Un éditorialiste français, par exemple, peut affirmer lors d’un débat télévisé – sans être contredit – que « le libéralisme a éradiqué la pauvreté en Chine ». Devant une telle assurance, la raison défaille. Comment convaincre des croyants aussi fanatisés qu’une doctrine prônant la libre concurrence et prohibant l’intervention de l’État dans l’économie, en Chine, est une denrée introuvable ? On y voit en revanche un État souverain dirigé par le parti communiste et chargé de planifier le développement à long terme du pays. Un État fort qui s’appuie sur un secteur privé florissant, certes, mais aussi sur un puissant secteur public détenant 80 % des actifs dans les industries-clé. Pour ceux qui ne l’auraient pas encore remarqué, en Chine, l’État maîtrise la monnaie nationale, le système bancaire est contrôlé par l’État et les marchés financiers sont sous haute surveillance.

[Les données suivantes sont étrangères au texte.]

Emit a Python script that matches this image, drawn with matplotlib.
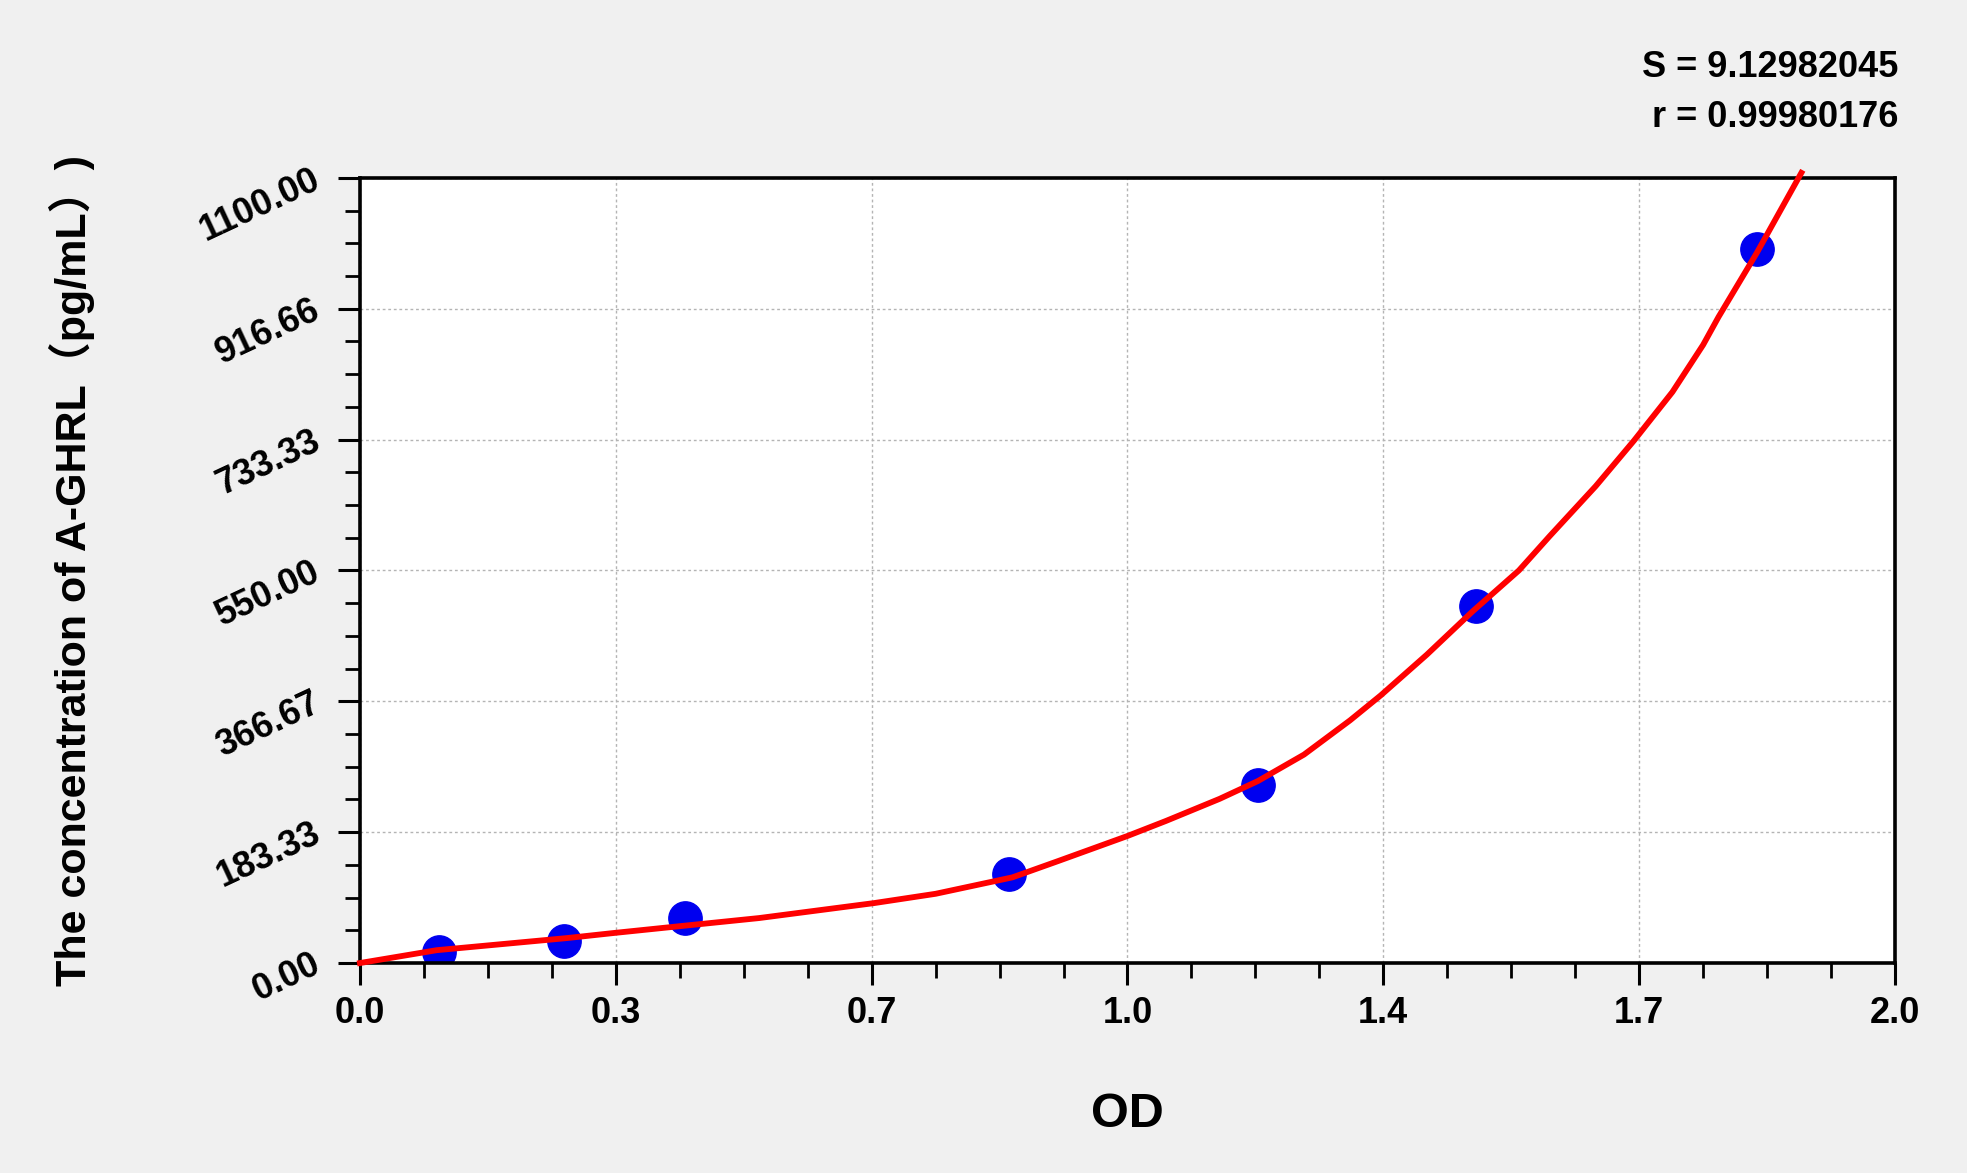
import matplotlib
matplotlib.use("Agg")
import matplotlib.pyplot as plt
from matplotlib.ticker import MultipleLocator

# standard points (OD, concentration pg/mL)
od_points = [0.103, 0.266, 0.423, 0.846, 1.170, 1.454, 1.820]
conc_points = [15.625, 31.25, 62.5, 125, 250, 500, 1000]

# fitted curve
curve_od = [0.0, 0.10, 0.27, 0.33, 0.42, 0.52, 0.67, 0.75, 0.85, 0.91, 1.00,
            1.05, 1.12, 1.17, 1.23, 1.29, 1.33, 1.39, 1.45, 1.51, 1.55, 1.61,
            1.66, 1.71, 1.75, 1.77, 1.82, 1.878]
curve_conc = [0, 18, 35, 42, 52, 63, 84, 97, 120, 143, 178,
              199, 230, 255, 292, 340, 375, 432, 493, 550, 598, 668,
              732, 800, 866, 905, 995, 1107]

x_ticks = [0, 1 / 3, 2 / 3, 1, 4 / 3, 5 / 3, 2]
x_labels = ["0.0", "0.3", "0.7", "1.0", "1.4", "1.7", "2.0"]
y_ticks = [i * 1100 / 6 for i in range(7)]
y_labels = ["0.00", "183.33", "366.67", "550.00", "733.33", "916.66", "1100.00"]

s_value = "S = 9.12982045"
r_value = "r = 0.99980176"

plt.rcParams["font.family"] = ["Liberation Sans", "Noto Sans CJK SC", "DejaVu Sans"]
plt.rcParams["font.weight"] = "bold"

fig = plt.figure(figsize=(19.67, 11.73), dpi=100, facecolor="#f0f0f0")
ax = fig.add_axes([0.183, 0.179, 0.7804, 0.6694])
ax.set_facecolor("white")

ax.plot(curve_od, curve_conc, color="#ff0000", linewidth=4.2, clip_on=False,
        solid_joinstyle="round", zorder=3)
ax.plot(od_points, conc_points, "o", color="#0000f0", markersize=24, zorder=2)

ax.set_xlim(0, 2.0)
ax.set_ylim(0, 1100)
ax.set_xticks(x_ticks)
ax.set_xticklabels(x_labels, fontsize=26, fontweight="bold")
ax.set_yticks(y_ticks)
ax.set_yticklabels(y_labels, fontsize=26, fontweight="bold", rotation=25,
                   ha="right", va="center", rotation_mode="anchor")
ax.xaxis.set_minor_locator(MultipleLocator(1 / 12))
ax.yaxis.set_minor_locator(MultipleLocator(1100 / 24))

ax.tick_params(which="major", direction="out", length=16, width=2.2, color="black")
ax.tick_params(which="minor", direction="out", length=11, width=2.0, color="black")
ax.tick_params(axis="x", which="major", pad=8)
ax.tick_params(axis="y", which="major", pad=14)

for sp in ax.spines.values():
    sp.set_linewidth(2.6)
    sp.set_color("black")

ax.grid(True, which="major", linestyle=(0, (2, 2)), color="#b4b4b4", linewidth=1.0)
ax.set_axisbelow(True)

ax.set_xlabel("OD", fontsize=35, fontweight="bold", labelpad=44)
fig.text(0.0366, 0.514, "The concentration of A-GHRL（pg/mL）)", rotation=90,
         fontsize=31, fontweight="bold", ha="center", va="center")

fig.text(0.9652, 0.934, s_value, fontsize=26, fontweight="bold", ha="right", va="baseline")
fig.text(0.9652, 0.892, r_value, fontsize=26, fontweight="bold", ha="right", va="baseline")

fig.savefig("out.png", dpi=100, facecolor=fig.get_facecolor())
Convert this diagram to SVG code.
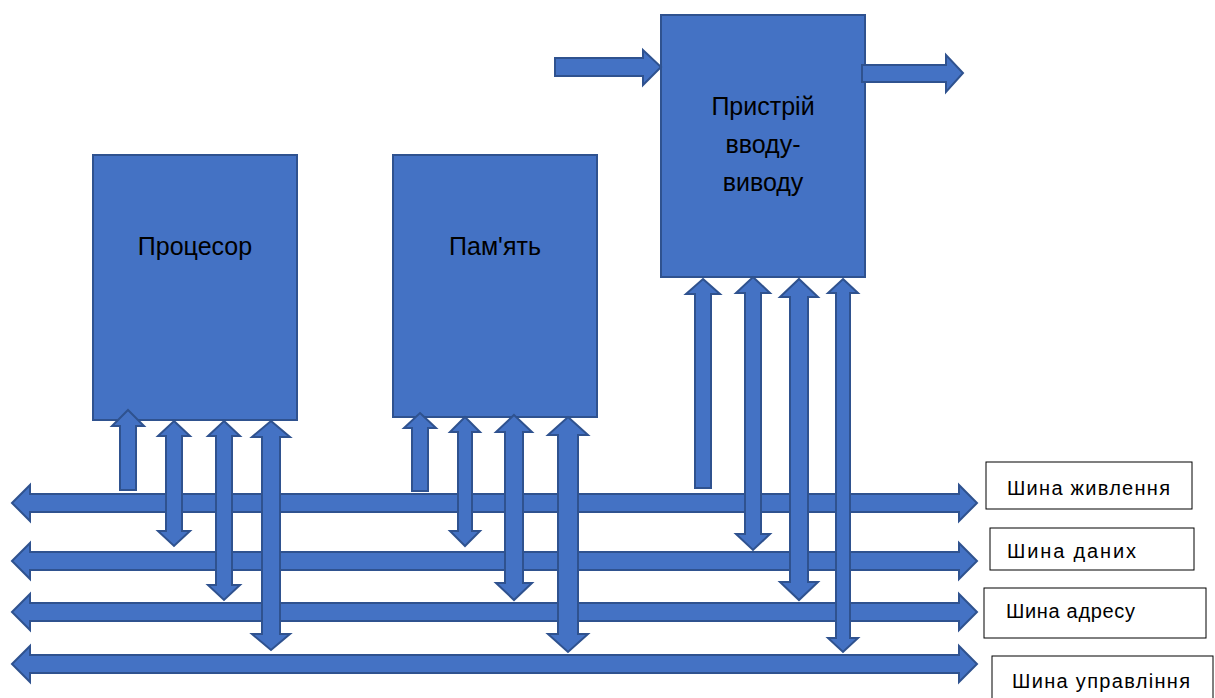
<svg xmlns="http://www.w3.org/2000/svg" width="1215" height="698" viewBox="0 0 1215 698">
<style>
.blk{fill:#4472C4;stroke:#2F528F;stroke-width:2;stroke-linejoin:miter}
.lbl{fill:#fff;stroke:#000;stroke-width:1}
.t{font-family:"Liberation Sans",Arial,sans-serif;fill:#000}
.big{font-size:25px;text-anchor:middle}
.sm{font-size:20px}
</style>
<rect width="1215" height="698" fill="#fff"/>
<g id="cpu"><rect class="blk" x="93" y="155" width="204" height="265"/><text class="t big" x="195" y="255">Процесор</text></g>
<g id="memory"><rect class="blk" x="393" y="155" width="204" height="262"/><text class="t big" x="495" y="255">Пам'ять</text></g>
<g id="io"><rect class="blk" x="661" y="15" width="204" height="262"/>
<text class="t big" x="763" y="115">Пристрій</text>
<text class="t big" x="763" y="153">вводу-</text>
<text class="t big" x="763" y="191">виводу</text></g>
<g id="connectors">
<polygon class="blk" points="555,58 643,58 643,50 661,67 643,85 643,76 555,76"/>
<polygon class="blk" points="862,65 946,65 946,55 963,73 946,92 946,82 862,82"/>
<g id="buses">
<polygon class="blk" points="12,503 30,485 30,494 959,494 959,485 977,503 959,521 959,512 30,512 30,521"/>
<polygon class="blk" points="12,561 30,543 30,552 959,552 959,543 977,561 959,579 959,570 30,570 30,579"/>
<polygon class="blk" points="12,612 30,594 30,603 959,603 959,594 977,612 959,630 959,621 30,621 30,630"/>
<polygon class="blk" points="12,664 30,646 30,655 959,655 959,646 977,664 959,682 959,673 30,673 30,682"/>
</g>
<g id="cpu-links">
<polygon class="blk" points="128,410 144,426 136,426 136,490 120,490 120,426 112,426"/>
<polygon class="blk" points="174,421 190,436 182,436 182,531 190,531 174,546 158,531 166,531 166,436 158,436"/>
<polygon class="blk" points="224,421 240,436 232,436 232,585 240,585 224,600 208,585 216,585 216,436 208,436"/>
<polygon class="blk" points="271,421 290,437 280,437 280,634 290,634 271,650 252,634 262,634 262,437 252,437"/>
</g>
<g id="mem-links">
<polygon class="blk" points="420,413 436,428 428,428 428,491 412,491 412,428 404,428"/>
<polygon class="blk" points="465,417 480,432 472,432 472,531 480,531 465,546 450,531 458,531 458,432 450,432"/>
<polygon class="blk" points="514,415 532,432 523,432 523,583 532,583 514,600 496,583 505,583 505,432 496,432"/>
<polygon class="blk" points="568,417 588,435 578,435 578,634 588,634 568,652 548,634 558,634 558,435 548,435"/>
</g>
<g id="io-links">
<polygon class="blk" points="703,279 720,294 711,294 711,488 695,488 695,294 686,294"/>
<polygon class="blk" points="753,277 770,293 761,293 761,534 770,534 753,550 736,534 745,534 745,293 736,293"/>
<polygon class="blk" points="799,279 818,297 808,297 808,582 818,582 799,600 780,582 790,582 790,297 780,297"/>
<polygon class="blk" points="843,279 858,293 850,293 850,638 858,638 843,652 828,638 836,638 836,293 828,293"/>
</g>
</g>
<g id="label-power"><rect class="lbl" x="986" y="462" width="206" height="47"/><text class="t sm" x="1007" y="495" textLength="163">Шина живлення</text></g>
<g id="label-data"><rect class="lbl" x="990" y="528" width="204" height="42"/><text class="t sm" x="1007" y="558" textLength="129">Шина даних</text></g>
<g id="label-address"><rect class="lbl" x="984" y="588" width="222" height="50"/><text class="t sm" x="1006" y="618" textLength="129">Шина адресу</text></g>
<g id="label-control"><rect class="lbl" x="992" y="656" width="221" height="45"/><text class="t sm" x="1012" y="688" textLength="178">Шина управління</text></g>
</svg>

Il est clair que l’ouverture internationale engagée par le pouvoir communiste à partir des années 80 a permis de capter de précieuses ressources et d’obtenir des transferts de technologie. Mais on ne discerne aucun rapport entre cette politique commerciale audacieuse et les dogmes libéraux, que ce soit l’auto-régulation du marché ou la concurrence pure et parfaite. Le libéralisme n’a pas inventé le commerce, qui existait bien avant que la moindre idée libérale ait germé dans le cerveau d’Adam Smith. « État fort », « planification à long terme », « puissant secteur public » sont des formules qui ne fleurent guère le libéralisme ordinaire, et imputer à cette doctrine les progrès spectaculaires de l’économie chinoise n’a aucun sens. La pauvreté aurait été vaincue grâce aux recettes libérales ? Dans l’imagination des libéraux, certainement. Dans les faits, la réussite économique de la Chine doit davantage à la main de fer de l’État qu’à la main invisible du marché. Cette économie mixte pilotée par le parti communiste chinois a porté ses fruits. En trente ans, le PIB a été multiplié par 17 et 700 millions de personnes ont été extraites de la pauvreté. Comme la réduction de la pauvreté dans le monde dans la même période est essentiellement due à la politique économique chinoise, on peut difficilement attribuer au libéralisme les progrès récemment enregistrés par l’humanité.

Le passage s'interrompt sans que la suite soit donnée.